06/02/2011 04:19 pm ET | Updated Aug 02, 2011

Going Flat: Creating the Freedom to Succeed

Business leaders often state they're going flat because they want employees to "think outside the box." I want to "push back" on their reasoning. I resist the urge to "push back" because I'm trying to eliminate concepts associated with traditional organizational structures from my leadership vocabulary.

What if leaders of flat organizations invested as much effort in inspiring people to build cultures without "boxes" by constructing a new mindset for the behavior they want as they invest in deconstructing the vertical and functional restraints that limit space in hierarchical structures?

My own company, LRN, is working to answer this question on our own flat journey.

Tearing down our vertical structure was easy. Building a new self-governing mindset is where the real work begins. The right balance needs to be struck between governance, leadership and culture, one that provides enough of each to guide crucial decisions such as who gets to spend money (how much) and who gets rewarded (how).

As we studied other flat journeys, we saw a need to strike a "Freedom From/Freedom To" balance. Eliminating old structures gives organizations freedom from micromanaging, lengthy approval processes and other obstacles -- it creates space. But maximizing the value of this space means giving people the freedom to collaborate, to make quick decisions, to innovate and much more.

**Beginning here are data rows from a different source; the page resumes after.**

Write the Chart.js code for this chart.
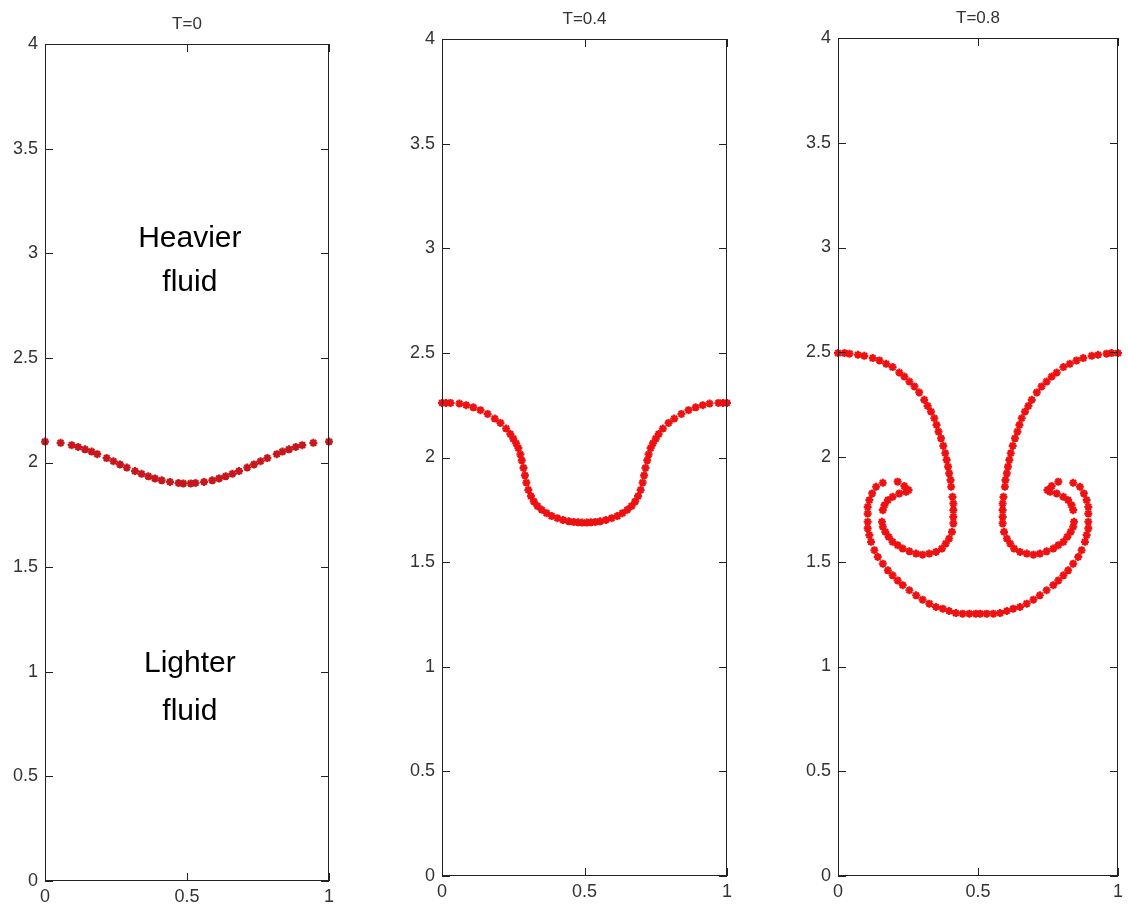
<!DOCTYPE html>
<html lang="en">

<head>
    <meta charset="UTF-8">
    <title>Rayleigh-Taylor interface</title>
    <script src="https://cdn.jsdelivr.net/npm/chart.js"></script>
    <style>
        body {
            margin: 0;
            background: #fff;
        }

        #wrap {
            position: relative;
            width: 1128px;
            height: 908px;
        }

        canvas {
            position: absolute;
            left: 0;
            top: 0;
        }
    </style>
</head>

<body>
    <div id="wrap">
        <canvas id="c0" width="1128" height="908"></canvas>
        <canvas id="c1" width="1128" height="908"></canvas>
        <canvas id="c2" width="1128" height="908"></canvas>
    </div>

    <script>
        // data
        const titles = ['T=0', 'T=0.4', 'T=0.8'];
        const xTicks = [0, 0.5, 1];
        const yTicks = [0, 0.5, 1, 1.5, 2, 2.5, 3, 3.5, 4];

        // T=0
        const t0Left = [[0.000, 2.100], [0.055, 2.094], [0.094, 2.083], [0.117, 2.074], [0.141, 2.063], [0.164, 2.052], [0.184, 2.040], [0.217, 2.021], [0.241, 2.006], [0.264, 1.991], [0.288, 1.976], [0.317, 1.959], [0.340, 1.946], [0.364, 1.934], [0.387, 1.924], [0.411, 1.915], [0.440, 1.907], [0.470, 1.902], [0.487, 1.900]];
        const t0Right = [[0.513, 1.900], [0.530, 1.902], [0.560, 1.907], [0.589, 1.915], [0.613, 1.924], [0.636, 1.934], [0.660, 1.946], [0.683, 1.959], [0.712, 1.976], [0.736, 1.991], [0.759, 2.006], [0.783, 2.021], [0.816, 2.040], [0.836, 2.052], [0.859, 2.063], [0.883, 2.074], [0.906, 2.083], [0.945, 2.094], [1.000, 2.100]];

        // T=0.4
        const t4Left = [[0.000, 2.261], [0.014, 2.261], [0.030, 2.261], [0.061, 2.258], [0.085, 2.250], [0.110, 2.240], [0.135, 2.226], [0.160, 2.208], [0.185, 2.186], [0.205, 2.165], [0.225, 2.138], [0.240, 2.112], [0.250, 2.090], [0.260, 2.068], [0.268, 2.045], [0.275, 2.015], [0.280, 1.986], [0.286, 1.950], [0.291, 1.915], [0.296, 1.880], [0.303, 1.845], [0.312, 1.815], [0.322, 1.790], [0.335, 1.768], [0.350, 1.750], [0.367, 1.734], [0.385, 1.720], [0.405, 1.710], [0.425, 1.701], [0.445, 1.695], [0.462, 1.692], [0.478, 1.690], [0.492, 1.689]];
        const t4Right = [[0.508, 1.689], [0.522, 1.690], [0.538, 1.692], [0.555, 1.695], [0.575, 1.701], [0.595, 1.710], [0.615, 1.720], [0.633, 1.734], [0.650, 1.750], [0.665, 1.768], [0.678, 1.790], [0.688, 1.815], [0.697, 1.845], [0.704, 1.880], [0.709, 1.915], [0.714, 1.950], [0.720, 1.986], [0.725, 2.015], [0.732, 2.045], [0.740, 2.068], [0.750, 2.090], [0.760, 2.112], [0.775, 2.138], [0.795, 2.165], [0.815, 2.186], [0.840, 2.208], [0.865, 2.226], [0.890, 2.240], [0.915, 2.250], [0.939, 2.258], [0.970, 2.261], [0.986, 2.261], [1.000, 2.261]];

        // T=0.8
        const t8Left = [[0.000, 2.496], [0.023, 2.496], [0.041, 2.493], [0.071, 2.488], [0.094, 2.483], [0.124, 2.472], [0.148, 2.461], [0.172, 2.445], [0.195, 2.429], [0.219, 2.403], [0.237, 2.384], [0.255, 2.360], [0.273, 2.337], [0.290, 2.308], [0.308, 2.273], [0.320, 2.244], [0.332, 2.217], [0.344, 2.185], [0.352, 2.153], [0.359, 2.121], [0.368, 2.089], [0.376, 2.053], [0.383, 2.018], [0.388, 1.986], [0.393, 1.954], [0.397, 1.922], [0.402, 1.890], [0.404, 1.858], [0.409, 1.810], [0.412, 1.778], [0.412, 1.746], [0.412, 1.714], [0.412, 1.683], [0.407, 1.643], [0.397, 1.611], [0.385, 1.587], [0.371, 1.563], [0.350, 1.547], [0.326, 1.539], [0.302, 1.534], [0.279, 1.539], [0.255, 1.550], [0.231, 1.563], [0.213, 1.579], [0.195, 1.595], [0.181, 1.619], [0.169, 1.643], [0.160, 1.667], [0.157, 1.691],
            [0.160, 1.746], [0.166, 1.770], [0.178, 1.794], [0.195, 1.810], [0.219, 1.826], [0.243, 1.834], [0.252, 1.842], [0.237, 1.861], [0.213, 1.882],
            [0.160, 1.877], [0.136, 1.858], [0.122, 1.826], [0.112, 1.794], [0.106, 1.762], [0.106, 1.730], [0.106, 1.691], [0.106, 1.659], [0.112, 1.627], [0.118, 1.595], [0.130, 1.555], [0.142, 1.523], [0.160, 1.491], [0.178, 1.459], [0.195, 1.435], [0.213, 1.411], [0.231, 1.388], [0.255, 1.364], [0.279, 1.340], [0.302, 1.319], [0.326, 1.300], [0.350, 1.284], [0.374, 1.276], [0.397, 1.265], [0.421, 1.255], [0.445, 1.252], [0.469, 1.252], [0.492, 1.252]];
        const t8Right = [[1.000, 2.496], [0.977, 2.496], [0.959, 2.493], [0.929, 2.488], [0.906, 2.483], [0.876, 2.472], [0.852, 2.461], [0.828, 2.445], [0.805, 2.429], [0.781, 2.403], [0.763, 2.384], [0.745, 2.360], [0.727, 2.337], [0.710, 2.308], [0.692, 2.273], [0.680, 2.244], [0.668, 2.217], [0.656, 2.185], [0.648, 2.153], [0.641, 2.121], [0.632, 2.089], [0.624, 2.053], [0.617, 2.018], [0.612, 1.986], [0.607, 1.954], [0.603, 1.922], [0.598, 1.890], [0.596, 1.858], [0.591, 1.810], [0.588, 1.778], [0.588, 1.746], [0.588, 1.714], [0.588, 1.683], [0.593, 1.643], [0.603, 1.611], [0.615, 1.587], [0.629, 1.563], [0.650, 1.547], [0.674, 1.539], [0.698, 1.534], [0.721, 1.539], [0.745, 1.550], [0.769, 1.563], [0.787, 1.579], [0.805, 1.595], [0.819, 1.619], [0.831, 1.643], [0.840, 1.667], [0.843, 1.691],
            [0.840, 1.746], [0.834, 1.770], [0.822, 1.794], [0.805, 1.810], [0.781, 1.826], [0.757, 1.834], [0.748, 1.842], [0.763, 1.861], [0.787, 1.882],
            [0.840, 1.877], [0.864, 1.858], [0.878, 1.826], [0.888, 1.794], [0.894, 1.762], [0.894, 1.730], [0.894, 1.691], [0.894, 1.659], [0.888, 1.627], [0.882, 1.595], [0.870, 1.555], [0.858, 1.523], [0.840, 1.491], [0.822, 1.459], [0.805, 1.435], [0.787, 1.411], [0.769, 1.388], [0.745, 1.364], [0.721, 1.340], [0.698, 1.319], [0.674, 1.300], [0.650, 1.284], [0.626, 1.276], [0.603, 1.265], [0.579, 1.255], [0.555, 1.252], [0.531, 1.252], [0.508, 1.252]];

        // text in the first panel
        const notes = [
            { text: 'Heavier', x: 0.51, y: 3.03 },
            { text: 'fluid', x: 0.51, y: 2.82 },
            { text: 'Lighter', x: 0.51, y: 1.00 },
            { text: 'fluid', x: 0.51, y: 0.77 }
        ];

        const series = [t0Left.concat(t0Right), t4Left.concat(t4Right), t8Left.concat(t8Right)];
        const colors = ['#c8161d', '#ee1111', '#ee1111'];

        // plot boxes on the page
        const boxes = [
            { left: 45, right: 329, top: 44, bottom: 881 },
            { left: 442, right: 727, top: 39, bottom: 876 },
            { left: 838, right: 1119, top: 38, bottom: 876 }
        ];

        const FONT = "'Liberation Sans', Arial, sans-serif";
        const TICK_LEN = 8;

        // MATLAB style box with inward ticks, title and notes
        const boxPlugin = {
            id: 'matlabBox',
            afterDraw(chart, args, opts) {
                const ctx = chart.ctx;
                const a = chart.chartArea;
                const xs = chart.scales.x;
                const ys = chart.scales.y;
                ctx.save();
                ctx.strokeStyle = '#222';
                ctx.lineWidth = 1;
                ctx.strokeRect(a.left + 0.5, a.top + 0.5, a.right - a.left - 1, a.bottom - a.top - 1);
                ctx.beginPath();
                yTicks.forEach(v => {
                    const py = Math.round(ys.getPixelForValue(v)) + 0.5;
                    ctx.moveTo(a.left, py); ctx.lineTo(a.left + TICK_LEN, py);
                    ctx.moveTo(a.right, py); ctx.lineTo(a.right - TICK_LEN, py);
                });
                xTicks.forEach(v => {
                    const px = Math.round(xs.getPixelForValue(v)) + 0.5;
                    ctx.moveTo(px, a.bottom); ctx.lineTo(px, a.bottom - TICK_LEN);
                    ctx.moveTo(px, a.top); ctx.lineTo(px, a.top + TICK_LEN);
                });
                ctx.stroke();

                ctx.fillStyle = '#333';
                ctx.font = '17px ' + FONT;
                ctx.textAlign = 'center';
                ctx.textBaseline = 'middle';
                ctx.fillText(opts.title, (a.left + a.right) / 2, a.top - 20);

                if (opts.notes) {
                    ctx.fillStyle = '#000';
                    ctx.font = '30px ' + FONT;
                    ctx.textBaseline = 'alphabetic';
                    opts.notes.forEach(n => {
                        ctx.fillText(n.text, xs.getPixelForValue(n.x), ys.getPixelForValue(n.y));
                    });
                }
                ctx.restore();
            }
        };

        series.forEach((pts, i) => {
            const b = boxes[i];
            new Chart(document.getElementById('c' + i), {
                type: 'scatter',
                data: {
                    datasets: [{
                        data: pts.map(p => ({ x: p[0], y: p[1] })),
                        pointStyle: 'star',
                        radius: 4,
                        borderWidth: 2.2,
                        borderColor: colors[i],
                        backgroundColor: colors[i],
                        clip: false
                    }]
                },
                options: {
                    responsive: false,
                    animation: false,
                    events: [],
                    layout: {
                        padding: { left: b.left - 40, right: 1128 - b.right, top: b.top, bottom: 0 }
                    },
                    plugins: {
                        legend: { display: false },
                        tooltip: { enabled: false },
                        matlabBox: { title: titles[i], notes: i === 0 ? notes : null }
                    },
                    scales: {
                        x: {
                            type: 'linear',
                            min: 0,
                            max: 1,
                            grid: { display: false, drawTicks: false },
                            border: { display: false },
                            afterBuildTicks: s => { s.ticks = xTicks.map(v => ({ value: v })); },
                            afterFit: s => { s.height = 908 - b.bottom; },
                            ticks: {
                                padding: 5,
                                color: '#333',
                                maxRotation: 0,
                                autoSkip: false,
                                font: { family: FONT, size: 18 },
                                callback: v => String(v)
                            }
                        },
                        y: {
                            type: 'linear',
                            min: 0,
                            max: 4,
                            grid: { display: false, drawTicks: false },
                            border: { display: false },
                            afterBuildTicks: s => { s.ticks = yTicks.map(v => ({ value: v })); },
                            afterFit: s => { s.width = 40; },
                            ticks: {
                                padding: 7,
                                color: '#333',
                                autoSkip: false,
                                font: { family: FONT, size: 18 },
                                callback: v => String(v)
                            }
                        }
                    }
                },
                plugins: [boxPlugin]
            });
        });
    </script>

</body>

</html>
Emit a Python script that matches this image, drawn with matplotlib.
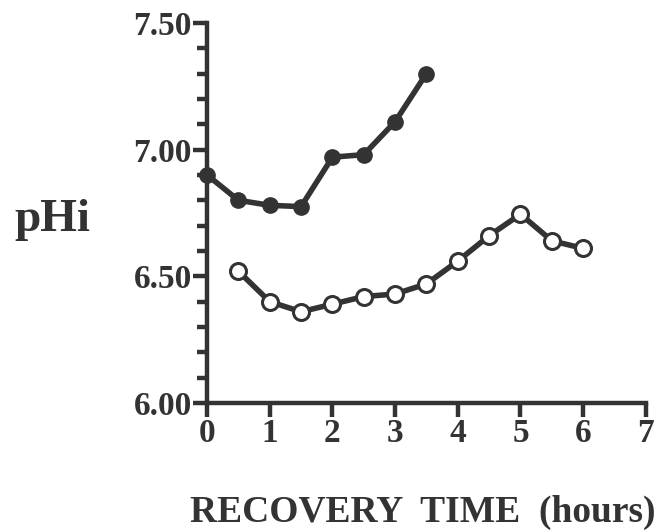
import numpy as np
import matplotlib.pyplot as plt
from matplotlib.ticker import MultipleLocator

# recovery time (hours) and intracellular pH
t_filled = [0, 0.5, 1, 1.5, 2, 2.5, 3, 3.5]
ph_filled = [6.90, 6.80, 6.78, 6.775, 6.97, 6.98, 7.11, 7.30]

t_open = [0.5, 1, 1.5, 2, 2.5, 3, 3.5, 4, 4.5, 5, 5.5, 6]
ph_open = [6.52, 6.40, 6.36, 6.39, 6.42, 6.43, 6.47, 6.56, 6.66, 6.745, 6.64, 6.61]

yticks = [6.0, 6.5, 7.0, 7.5]
xticks = [0, 1, 2, 3, 4, 5, 6, 7]

ink = "#333333"
plt.rcParams['font.family'] = ['Liberation Serif', 'DejaVu Serif']
plt.rcParams['font.weight'] = 'bold'

fig = plt.figure(figsize=(6.7, 5.32), dpi=100)
ax = fig.add_axes([0.309, 0.2425, 0.655, 0.7145])

ax.plot(t_filled, ph_filled, color=ink, lw=4, marker='o', ms=11,
        mfc=ink, mec=ink, clip_on=False, zorder=3)
ax.plot(t_open, ph_open, color=ink, lw=4, marker='o', ms=11.5,
        mfc='white', mec=ink, mew=2.2, clip_on=False, zorder=3)

ax.set_xlim(0, 7)
ax.set_ylim(6.0, 7.5)
ax.set_xticks(xticks)
ax.set_xticklabels([str(v) for v in xticks])
ax.set_yticks(yticks)
ax.set_yticklabels(["%.2f" % v for v in yticks])
ax.yaxis.set_minor_locator(MultipleLocator(0.1))

for s in ['top', 'right']:
    ax.spines[s].set_visible(False)
for s in ['left', 'bottom']:
    ax.spines[s].set_linewidth(3.2)
    ax.spines[s].set_color(ink)

ax.tick_params(axis='both', which='major', direction='out', length=10, width=3.2,
               color=ink, labelcolor=ink, labelsize=24, pad=1)
ax.tick_params(axis='y', which='minor', direction='out', length=7, width=3.2, color=ink)

fig.text(0.078, 0.586, "pHi", fontsize=34, fontweight='bold', color=ink,
         ha='center', va='center')
fig.text(0.631, 0.036, "RECOVERY  TIME  (hours)", fontsize=27, fontweight='bold',
         color=ink, ha='center', va='center')

fig.savefig("out.png", dpi=100)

This freedom to self-govern requires behaviors, derived from shared values, that align to achieve a shared mission.

These days, many companies share the belief that a flat structure is a necessity in a flattened world. David de Wetter, a senior organizational alignment consultant with Towers Watson, reports that the use of flat, or "matrix," organizational structures is growing. Yet, de Wetter also notes that these organizations often contend with a "matrix tax." This tax manifests itself in the form of slower and less effective decision-making due to the lack of a clearly defined mission and objectives.

Constructing Self-Governance

How can leaders dodge this tax and construct a self-governing mindset? It takes time, deliberate work and a lot of attention to the following activities:

How we lead: Relinquishing traditional modes of control often feels uncomfortable to leaders. Along different stretches of our flat path, I certainly have felt vulnerable. While the deconstruction represents a top-down effort, the construction of a self-governing culture is an "everybody effort." At LRN, four democratically elected councils have joined our executive council as the primary shapers of our new approach. These teams are deciding how our company will organize and behave.

Despite occasional leadership discomfort, we have found that leaders should continue to believe in, project the vision for, and support the evolution toward a flat structure and a self-governing mindset as an essential way of thriving amid 21st century business conditions.

How we speak: The uncertainty that accompanies the move to a flat structure and self-governing mindset -- as well as ongoing external uncertainty -- increases the need for language that conveys with certainty that individual efforts are aligned. In our company, we are trying to replace hierarchical language (e.g., "superior," "need-to-know basis," "employee," "customer") with terms that support a self-governing mindset (e.g., "collaboration," "colleagues," "partners"). This attention to language extends to a new approach in which "functions" have been replaced with "mindsets" that describe how we are helping our organization achieve our mission, rather than identifying our specific expertise and seniority level. For example, our "Enable" mindset (previously called IT, HR, finance, etc.) focuses on the valuable internal collaboration needed to keep our business moving forward.

How we manage performance: One of our colleague councils developed a new performance review standard in which colleagues select their own leaders and networks of colleagues to assess their performance. While we offer guidelines for selecting these leaders (e.g., they should be colleagues who have led a team you were on and who are most knowledgeable about your work), the decision resides with our colleagues.

How we recognize and reward performance: Jason Fried, co-author of Rework (Crown Business, 2010) and co-founder of Chicago-based software firm 37signals, notes that his company values "horizontal ambition" over "vertical ambition." The flat company values employees who love what they do and who continually strive to improve upon their passion. To live this value, the firm rewards high-performing employees with additional responsibilities in their area of interest rather than with management positions.

It also helps, Fried reports, that the company pays above-market salaries and gives people "plenty of freedom to make their own decisions about the projects they're working on." Yet these rewards would not help stimulate desired behaviors if Fried did not complement 37signals' flat structure with this self-governing mindset.

Achieving the kind of mindset that enables flat structures to succeed requires a lot of this type of thinking. No boxes at all, just freedom to pursue our highest and best work.